◆ Recorded data ◆
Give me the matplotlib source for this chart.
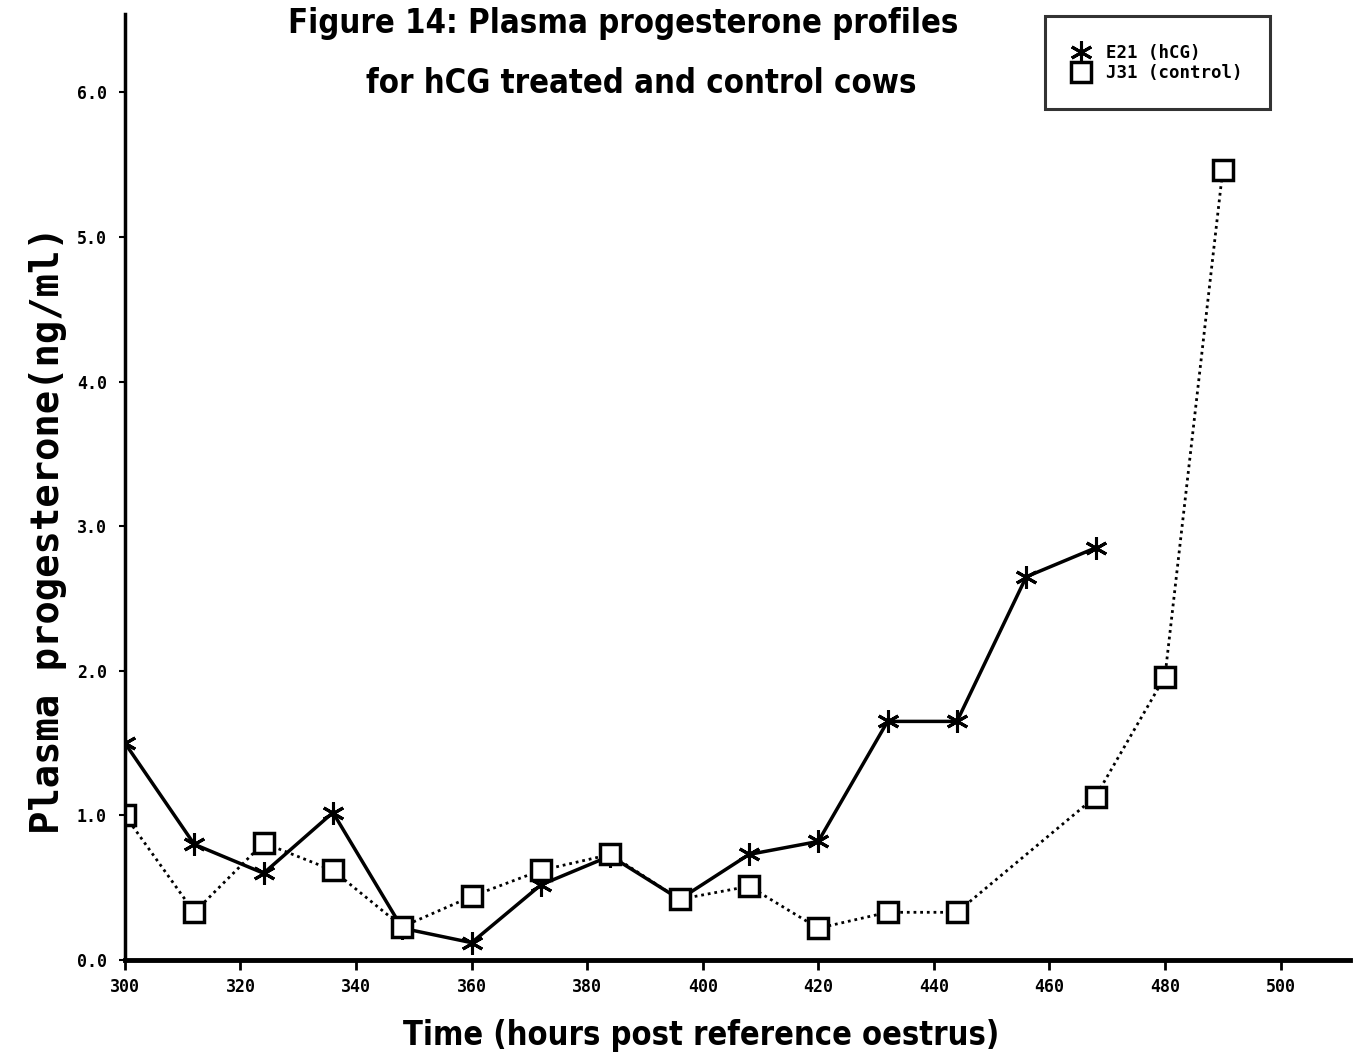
import matplotlib
matplotlib.use("Agg")
import matplotlib.pyplot as plt
from matplotlib import font_manager

# hours post reference oestrus
e21_hours = [300, 312, 324, 336, 348, 360, 372, 384, 396, 408, 420, 432, 444, 456, 468]
e21_p4 = [1.50, 0.80, 0.60, 1.02, 0.22, 0.12, 0.52, 0.72, 0.42, 0.73, 0.82, 1.65, 1.65, 2.65, 2.85]

j31_hours = [300, 312, 324, 336, 348, 360, 372, 384, 396, 408, 420, 432, 444, 468, 480, 490]
j31_p4 = [1.00, 0.33, 0.81, 0.62, 0.23, 0.44, 0.62, 0.73, 0.42, 0.51, 0.22, 0.33, 0.33, 1.13, 1.96, 5.46]

x_ticks = [300, 320, 340, 360, 380, 400, 420, 440, 460, 480, 500]
y_ticks = [0, 1, 2, 3, 4, 5, 6]

mono = ["DejaVu Sans Mono"]

# look for a narrow face for the title / x label
narrow_family, narrow_stretch = "DejaVu Sans", "normal"
for f in font_manager.fontManager.ttflist:
    if "Narrow" in f.name or "Condensed" in f.name:
        narrow_family, narrow_stretch = f.name, "normal"
        break
    if f.stretch in ("condensed", "semi-condensed", "extra-condensed"):
        narrow_family, narrow_stretch = f.name, f.stretch
        break

fig = plt.figure(figsize=(13.61, 10.58), dpi=100)
ax = fig.add_axes([0.0918, 0.0926, 0.9, 0.894])

asterisk = (6, 2, 0)
ax.plot(e21_hours, e21_p4, color="black", lw=2.5, ls="-",
        marker=asterisk, markersize=16, markeredgewidth=2.2, label="E21 (hCG)")
ax.plot(j31_hours, j31_p4, color="black", lw=2.0, ls=(0, (1, 1.4)),
        marker="s", markersize=14, markerfacecolor="white",
        markeredgecolor="black", markeredgewidth=2.5, label="J31 (control)")

ax.set_xlim(300, 512)
ax.set_ylim(0, 6.54)
ax.set_xticks(x_ticks)
ax.set_yticks(y_ticks)
ax.set_yticklabels([f"{v:.1f}" for v in y_ticks])
for lab in ax.get_xticklabels() + ax.get_yticklabels():
    lab.set_family(mono)
    lab.set_weight("bold")
    lab.set_fontsize(12)
ax.tick_params(axis="x", length=7, width=2, pad=6)
ax.tick_params(axis="y", length=4, width=1.5, pad=9)

ax.spines["top"].set_visible(False)
ax.spines["right"].set_visible(False)
ax.spines["left"].set_linewidth(2.5)
ax.spines["bottom"].set_linewidth(3.5)

ax.set_ylabel("Plasma progesterone(ng/ml)", family=mono, weight="bold",
              fontsize=28)
ax.yaxis.set_label_coords(-0.047, 0.455)

xlab = fig.text(0.515, 0.006, "Time (hours post reference oestrus)",
                family=narrow_family, stretch=narrow_stretch, weight="bold",
                fontsize=34, ha="center", va="bottom")

title1 = fig.text(0.458, 0.993, "Figure 14: Plasma progesterone profiles",
                  family=narrow_family, stretch=narrow_stretch, weight="bold",
                  fontsize=33, ha="center", va="top")
title2 = fig.text(0.471, 0.937, "for hCG treated and control cows",
                  family=narrow_family, stretch=narrow_stretch, weight="bold",
                  fontsize=33, ha="center", va="top")

# fit the narrow texts to the widths seen on the page
fig.canvas.draw()
r = fig.canvas.get_renderer()
for t, target in [(title1, 672), (title2, 553), (xlab, 598)]:
    w = t.get_window_extent(r).width
    t.set_fontsize(t.get_fontsize() * target / w)

leg = ax.legend(loc="upper left", bbox_to_anchor=(0.751, 0.998),
                prop={"family": mono, "weight": "bold", "size": 12.5},
                frameon=True, fancybox=False, edgecolor="black",
                handlelength=1.0, markerscale=1.0, borderpad=1.6,
                handletextpad=0.9, labelspacing=0.1, borderaxespad=0)
leg.get_frame().set_linewidth(2.2)
for h in leg.legend_handles:
    h.set_linestyle("none")

fig.savefig("out.png", dpi=100, facecolor="white")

◆ Request ◆
Please set down each line of the data above exactly as written, without the pictures.

◆ Solved exercise ◆
Give me the matplotlib source for this chart.
import matplotlib
matplotlib.use("Agg")
import matplotlib.pyplot as plt
from matplotlib import font_manager

# hours post reference oestrus
e21_hours = [300, 312, 324, 336, 348, 360, 372, 384, 396, 408, 420, 432, 444, 456, 468]
e21_p4 = [1.50, 0.80, 0.60, 1.02, 0.22, 0.12, 0.52, 0.72, 0.42, 0.73, 0.82, 1.65, 1.65, 2.65, 2.85]

j31_hours = [300, 312, 324, 336, 348, 360, 372, 384, 396, 408, 420, 432, 444, 468, 480, 490]
j31_p4 = [1.00, 0.33, 0.81, 0.62, 0.23, 0.44, 0.62, 0.73, 0.42, 0.51, 0.22, 0.33, 0.33, 1.13, 1.96, 5.46]

x_ticks = [300, 320, 340, 360, 380, 400, 420, 440, 460, 480, 500]
y_ticks = [0, 1, 2, 3, 4, 5, 6]

mono = ["DejaVu Sans Mono"]

# look for a narrow face for the title / x label
narrow_family, narrow_stretch = "DejaVu Sans", "normal"
for f in font_manager.fontManager.ttflist:
    if "Narrow" in f.name or "Condensed" in f.name:
        narrow_family, narrow_stretch = f.name, "normal"
        break
    if f.stretch in ("condensed", "semi-condensed", "extra-condensed"):
        narrow_family, narrow_stretch = f.name, f.stretch
        break

fig = plt.figure(figsize=(13.61, 10.58), dpi=100)
ax = fig.add_axes([0.0918, 0.0926, 0.9, 0.894])

asterisk = (6, 2, 0)
ax.plot(e21_hours, e21_p4, color="black", lw=2.5, ls="-",
        marker=asterisk, markersize=16, markeredgewidth=2.2, label="E21 (hCG)")
ax.plot(j31_hours, j31_p4, color="black", lw=2.0, ls=(0, (1, 1.4)),
        marker="s", markersize=14, markerfacecolor="white",
        markeredgecolor="black", markeredgewidth=2.5, label="J31 (control)")

ax.set_xlim(300, 512)
ax.set_ylim(0, 6.54)
ax.set_xticks(x_ticks)
ax.set_yticks(y_ticks)
ax.set_yticklabels([f"{v:.1f}" for v in y_ticks])
for lab in ax.get_xticklabels() + ax.get_yticklabels():
    lab.set_family(mono)
    lab.set_weight("bold")
    lab.set_fontsize(12)
ax.tick_params(axis="x", length=7, width=2, pad=6)
ax.tick_params(axis="y", length=4, width=1.5, pad=9)

ax.spines["top"].set_visible(False)
ax.spines["right"].set_visible(False)
ax.spines["left"].set_linewidth(2.5)
ax.spines["bottom"].set_linewidth(3.5)

ax.set_ylabel("Plasma progesterone(ng/ml)", family=mono, weight="bold",
              fontsize=28)
ax.yaxis.set_label_coords(-0.047, 0.455)

xlab = fig.text(0.515, 0.006, "Time (hours post reference oestrus)",
                family=narrow_family, stretch=narrow_stretch, weight="bold",
                fontsize=34, ha="center", va="bottom")

title1 = fig.text(0.458, 0.993, "Figure 14: Plasma progesterone profiles",
                  family=narrow_family, stretch=narrow_stretch, weight="bold",
                  fontsize=33, ha="center", va="top")
title2 = fig.text(0.471, 0.937, "for hCG treated and control cows",
                  family=narrow_family, stretch=narrow_stretch, weight="bold",
                  fontsize=33, ha="center", va="top")

# fit the narrow texts to the widths seen on the page
fig.canvas.draw()
r = fig.canvas.get_renderer()
for t, target in [(title1, 672), (title2, 553), (xlab, 598)]:
    w = t.get_window_extent(r).width
    t.set_fontsize(t.get_fontsize() * target / w)

leg = ax.legend(loc="upper left", bbox_to_anchor=(0.751, 0.998),
                prop={"family": mono, "weight": "bold", "size": 12.5},
                frameon=True, fancybox=False, edgecolor="black",
                handlelength=1.0, markerscale=1.0, borderpad=1.6,
                handletextpad=0.9, labelspacing=0.1, borderaxespad=0)
leg.get_frame().set_linewidth(2.2)
for h in leg.legend_handles:
    h.set_linestyle("none")

fig.savefig("out.png", dpi=100, facecolor="white")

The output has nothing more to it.